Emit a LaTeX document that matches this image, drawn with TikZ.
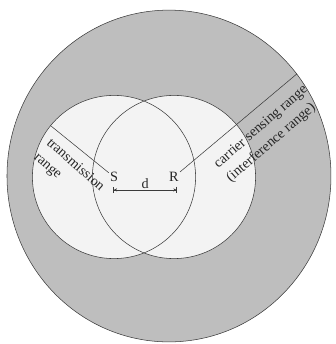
\documentclass[tikz,border=0pt]{standalone}
\usepackage{fontspec}
\setmainfont{Liberation Serif}
\usetikzlibrary{arrows.meta}
\definecolor{csgray}{HTML}{BEBEBE}
\definecolor{txlight}{HTML}{F3F3F3}
\definecolor{rimgray}{HTML}{3A3A3A}
\tikzset{
  ring/.style={draw=rimgray, line width=0.5pt},
  lbl/.style={font=\fontsize{13.5}{18}\selectfont, inner sep=1pt, text=black!85},
  dimline/.style={ring, {Bar[width=6pt]Stealth[length=3pt,width=3pt]}-{Stealth[length=3pt,width=3pt]Bar[width=6pt]}},
}

\begin{document}
\begin{tikzpicture}
  \useasboundingbox (0,0) rectangle (11.2,-11.467);
  \coordinate (cs) at (5.633,-5.867);
  \coordinate (s) at (3.8,-5.9);
  \coordinate (r) at (5.8,-5.9);
  % carrier sensing range, then the two transmission ranges
  \filldraw[ring, fill=csgray] (cs) ellipse [x radius=5.4, y radius=5.53];
  \fill[txlight] (s) circle (2.72) (r) circle (2.72);
  \draw[ring] (s) circle (2.72) (r) circle (2.72);
  \node[lbl] (S) at (s) {S};
  \node[lbl] (R) at (r) {R};
  \path (s) ++(141:2.72) coordinate (tx);
  \path (r) ++(40:5.35) coordinate (cx);
  \draw[ring] (S) -- (tx);
  \draw[ring] (R) -- (cx);
  \coordinate (dS) at (3.78,-6.33);
  \coordinate (dR) at (5.9,-6.33);
  \draw[dimline] (dS) -- node[lbl, above, inner sep=0.5pt] (d) {d} (dR);
  \node[lbl, rotate=-41.5, align=left] (txlbl) at (2.297,-5.753) {transmission\\range};
  \node[lbl, rotate=41, align=left] (cslbl) at (8.91,-4.473) {carrier sensing range\\(interference range)};
\end{tikzpicture}
\end{document}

● ● ● ● ●

Stated goal:
Print out the lines exactly, skipping any picture.

Reply:
Emit a LaTeX document that matches this image, drawn with TikZ.
\documentclass[tikz,border=0pt]{standalone}
\usepackage{fontspec}
\setmainfont{Liberation Serif}
\usetikzlibrary{arrows.meta}
\definecolor{csgray}{HTML}{BEBEBE}
\definecolor{txlight}{HTML}{F3F3F3}
\definecolor{rimgray}{HTML}{3A3A3A}
\tikzset{
  ring/.style={draw=rimgray, line width=0.5pt},
  lbl/.style={font=\fontsize{13.5}{18}\selectfont, inner sep=1pt, text=black!85},
  dimline/.style={ring, {Bar[width=6pt]Stealth[length=3pt,width=3pt]}-{Stealth[length=3pt,width=3pt]Bar[width=6pt]}},
}

\begin{document}
\begin{tikzpicture}
  \useasboundingbox (0,0) rectangle (11.2,-11.467);
  \coordinate (cs) at (5.633,-5.867);
  \coordinate (s) at (3.8,-5.9);
  \coordinate (r) at (5.8,-5.9);
  % carrier sensing range, then the two transmission ranges
  \filldraw[ring, fill=csgray] (cs) ellipse [x radius=5.4, y radius=5.53];
  \fill[txlight] (s) circle (2.72) (r) circle (2.72);
  \draw[ring] (s) circle (2.72) (r) circle (2.72);
  \node[lbl] (S) at (s) {S};
  \node[lbl] (R) at (r) {R};
  \path (s) ++(141:2.72) coordinate (tx);
  \path (r) ++(40:5.35) coordinate (cx);
  \draw[ring] (S) -- (tx);
  \draw[ring] (R) -- (cx);
  \coordinate (dS) at (3.78,-6.33);
  \coordinate (dR) at (5.9,-6.33);
  \draw[dimline] (dS) -- node[lbl, above, inner sep=0.5pt] (d) {d} (dR);
  \node[lbl, rotate=-41.5, align=left] (txlbl) at (2.297,-5.753) {transmission\\range};
  \node[lbl, rotate=41, align=left] (cslbl) at (8.91,-4.473) {carrier sensing range\\(interference range)};
\end{tikzpicture}
\end{document}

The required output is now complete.